Wibowo menyatakan dirinya menyayangkan ketidakhadiran lembaga-lembaga negara tersebut, “Kami sangat menyayangkan karena Komnas HAM hadir sebagai lembaga negara juga, lembaga netral, tidak berpihak ke siapa pun, kita cari solusi sama-sama untuk kepentingan (Masyarakat) agar tidak merasa dikorbankan atau dirugikan” ujarnya.
Komnas HAM meminta agar pemerintah mengantisipasi potensi pelanggaran HAM dalam kebijakan pembangunan. Jangan sampai demi pembangunan pemerintah malah menyengsarakan rakyatnya. Menurut Wibowo justru itulah yang menjadi tujuan utama rencana pertemuan yang gagal itu, dan dirinya kembali menyayangkan aparat pemerintah yang tidak berkenan untuk datang menemui dan hadir dalam pertemuan tesebut.
“Akibat dari ketidaksediaan pihak pemerintah untuk bertemu dengan kami, Komnas HAM sehingga kami hanya bisa bertemu dengan masyarakat dari pihak yang pro secara budaya di honai, tepatnya di kampung Jagara,” katanya.
Wibowo juga mempertanyakan alasan pihak pemerintah provinsi dan kabupaten tidak responsif untuk menerima dan memberikan penjelasan. Padahal menurutnya jika ada penjelasan secara berimbang dan objektif maka bisa dilakukan analisa lebih lanjut apa yang harus dilakukan dan solusinya seperti apa.

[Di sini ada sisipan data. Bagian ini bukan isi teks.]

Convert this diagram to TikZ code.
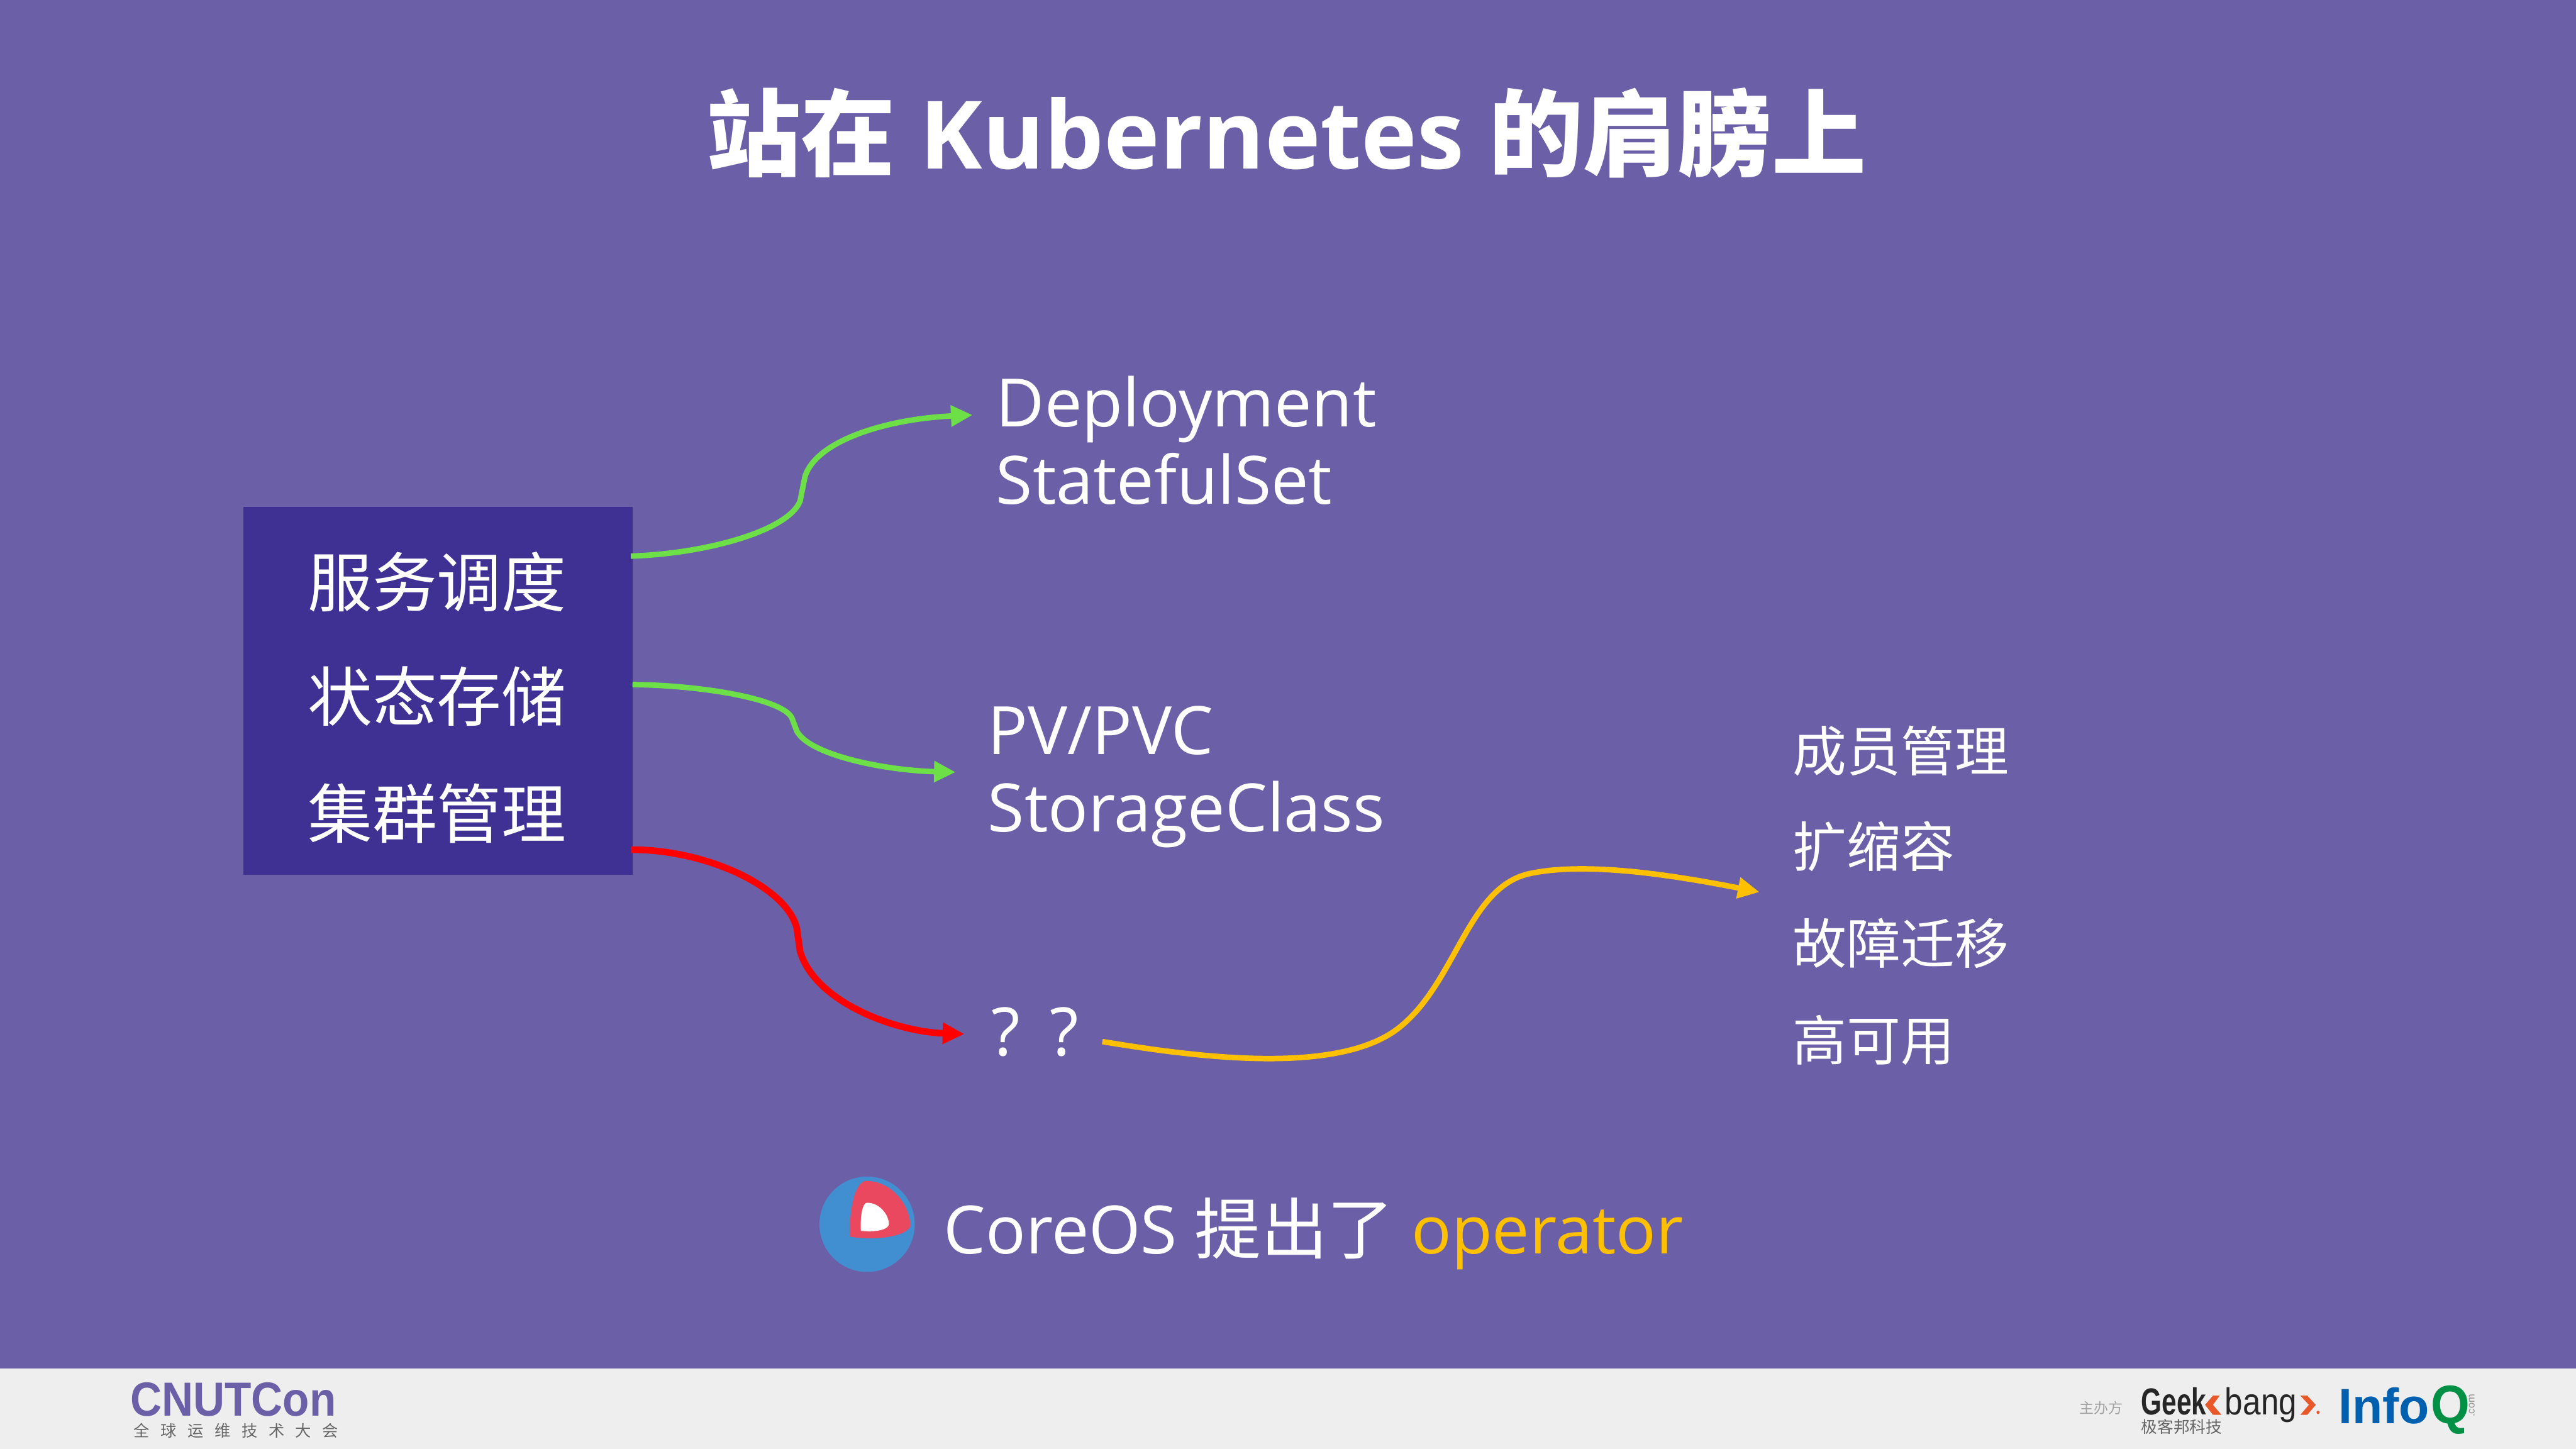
\documentclass[tikz,border=0pt]{standalone}
\usepackage{fontspec}
\usepackage{graphicx}
\setmainfont{Open Sans}
\newfontfamily\cjk{Noto Sans CJK SC}
\newfontfamily\cjkwide[LetterSpace=70]{Noto Sans CJK SC}
\newfontfamily\logofont{Liberation Sans}
\usetikzlibrary{arrows.meta}
\definecolor{slidebg}{HTML}{6B60A8}
\definecolor{boxbg}{HTML}{3F3194}
\definecolor{footbg}{HTML}{EEEEEE}
\definecolor{okgreen}{HTML}{6CE046}
\definecolor{opyellow}{HTML}{FFC000}
\definecolor{coreblue}{HTML}{418FD1}
\definecolor{corered}{HTML}{E9485E}
\definecolor{logogray}{HTML}{666666}
\definecolor{geekorange}{HTML}{E8582A}
\definecolor{infoblue}{HTML}{0060B0}
\definecolor{infogreen}{HTML}{009045}
\tikzset{
  big/.style={text=white,inner sep=0pt,font=\fontsize{23.1}{26.9}\selectfont,align=left,anchor=west},
  boxlabel/.style={text=white,inner sep=0pt,font=\cjk\fontsize{22.4}{26}\selectfont},
  listlabel/.style={text=white,inner sep=0pt,anchor=west,font=\cjk\fontsize{18.7}{22}\selectfont},
  flow/.style={line width=1.9pt,-{Triangle[length=7.5pt,width=7pt]}},
  logotext/.style={inner sep=0pt,anchor=base west},
}
\begin{document}
\begin{tikzpicture}[x=0.02cm,y=-0.02cm]
  \fill[slidebg] (0,0) rectangle (1568,882);
  \useasboundingbox (0,0) rectangle (1568,882);
  \fill[footbg] (0,833) rectangle (1568,882);

  \node(title) at (783,81)[text=white,inner sep=0pt,font=\bfseries\fontsize{32.7}{36}\selectfont]{{\cjk 站在} Kubernetes {\cjk 的肩膀上}};

  \node(box) at (266.5,420.5)[fill=boxbg,minimum width=237*0.02cm,minimum height=224*0.02cm,inner sep=0pt]{};
  \node[boxlabel](sched) at (266,354){服务调度};
  \node[boxlabel](state) at (266,424){状态存储};
  \node[boxlabel](cluster) at (266,495){集群管理};

  \node[big](deploy) at (606,268){Deployment\\StatefulSet};
  \node[big](pv) at (601,473){PV/PVC\\StorageClass};
  \node[big](qq) at (603,628){?\hspace{0.45em}?};

  \foreach \name/\txt/\ypos in {member/成员管理/457,scale/扩缩容/515,fail/故障迁移/574,ha/高可用/633}
    \node[listlabel](\name) at (1091,\ypos){\txt};

  % arrow ends
  \coordinate(s1) at (384,338.5);
  \coordinate(e1) at (592,252.6);
  \coordinate(s2) at (385,416.7);
  \coordinate(e2) at (581.7,470);
  \coordinate(s3) at (384,517.2);
  \coordinate(e3) at (587,629.4);
  \coordinate(s4) at (671,634);
  \coordinate(e4) at (1071,543);

  \draw[flow,color=okgreen] (s1) .. controls (430,337) and (480,323) .. (487,305) -- (490,290) .. controls (497,268) and (540,255) .. (e1);
  \draw[flow,color=okgreen] (s2) .. controls (425,417) and (476,425) .. (482,437) -- (485,445) .. controls (493,460) and (540,469) .. (e2);
  \draw[flow,color=red,line width=2.3pt] (s3) .. controls (430,517) and (479,540) .. (485,565) -- (487,579) .. controls (496,610) and (545,628) .. (e3);
  \draw[flow,color=opyellow] (s4) .. controls (720,642) and (812,656) .. (851,626) .. controls (886,599) and (893,541) .. (930,532) .. controls (965,524) and (1020,533) .. (e4);

  % coreos logo
  \fill[coreblue] (527.8,745.2) circle (29);
  \fill[corered] (517.6,752.8) .. controls (516.5,735) and (521,719) .. (527.3,718.8) .. controls (543,719) and (553.5,733) .. (554.2,745.9) .. controls (553,752) and (535,755.5) .. (517.6,752.8);
  \fill[white] (524,749.2) .. controls (523.5,740) and (525,732.2) .. (527.8,732.1) .. controls (535,732) and (541,739) .. (541.1,745.4) .. controls (540,749) and (532,750) .. (524,749.2);
  \node[text=white,inner sep=0pt,anchor=west,font=\fontsize{23.05}{26}\selectfont](coreos) at (574,751){CoreOS {\cjk 提出了} \textcolor{opyellow}{operator}};

  % footer logos
  \node[logotext,text=slidebg,font=\logofont\bfseries\fontsize{16.6}{18}\selectfont](cnutcon) at (79,862){\scalebox{0.91}[1]{CNUTCon}};
  \node[text=logogray,inner sep=0pt,anchor=west,font=\cjkwide\fontsize{5.5}{6}\selectfont](cnutsub) at (81,871){全球运维技术大会};
  \node[text=logogray!60,inner sep=0pt,font=\cjk\fontsize{5}{6}\selectfont](host) at (1279,857){主办方};
  \node[logotext,text=black!85,font=\logofont\bfseries\fontsize{13}{14}\selectfont](geek) at (1303,861.3){\scalebox{0.71}[1]{Geek}};
  \node[logotext,text=black!85,font=\logofont\fontsize{13}{14}\selectfont](bang) at (1354,861.3){\scalebox{0.86}[1]{bang}};
  \fill[geekorange] (1351.1,849.5) -- (1347,849.5) -- (1342.2,855.1) -- (1347,861.2) -- (1352.2,861.2) -- (1347,855.1) -- cycle;
  \fill[geekorange] (1400.2,849.5) -- (1404.4,849.5) -- (1409.6,855.1) -- (1404.4,861.2) -- (1400.2,861.2) -- (1405.4,855.1) -- cycle;
  \fill[geekorange] (1411,859.7) circle (1);
  \node[text=logogray,inner sep=0pt,anchor=west,font=\cjk\fontsize{5.6}{6}\selectfont](geeksub) at (1303,868.6){极客邦科技};
  \node[logotext,text=infoblue,font=\logofont\bfseries\fontsize{17.2}{18}\selectfont](info) at (1423,866.3){Info};
  \node[logotext,text=infogreen,font=\logofont\bfseries\fontsize{18.8}{20}\selectfont](infoq) at (1479.5,866.6){\scalebox{0.92}[1]{Q}};
  \node[text=logogray!70,inner sep=0pt,rotate=90,font=\logofont\fontsize{3.6}{4}\selectfont](infocom) at (1504.5,855.5){.com};
\end{tikzpicture}
\end{document}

Saat disinggung terkait rencana peletakan batu pertama Kantor Gubernur dalam waktu dekat, Wibowo mengatakan sesuai dengan kewenangan Komnas HAM, pihaknya akan melakukan komunikasi dan koordinasi, menyampaikan laporan hasil temuan lapangan kepada beberapa pihak di Jakarta.
“Kami juga akan koordinasi dengan Komisi II DPR RI dan mudah-mudahan kita bisa (melakukan) audiensi dengan Mendagri, paling tidak bisa berikan masukan ke Wapres agar mempertimbangkan kembali rencana peletakan batu pertama yang notabene lahan itu masih status sengketa,” ujar Wibowo
Kunjungan Komnas HAM RI ini, seperti diberitakan sebelumnya, merupakan upaya menindaklanjuti pengaduan yang dilakukan oleh pemilik hak ulayat dari Aliansi Suku Wouma, Welesi dan Asolokobal yang telah mengadu ke Komnas HAM RI di Jakarta dan Komnas HAM Perwakilan Papua di Jayapura. (*)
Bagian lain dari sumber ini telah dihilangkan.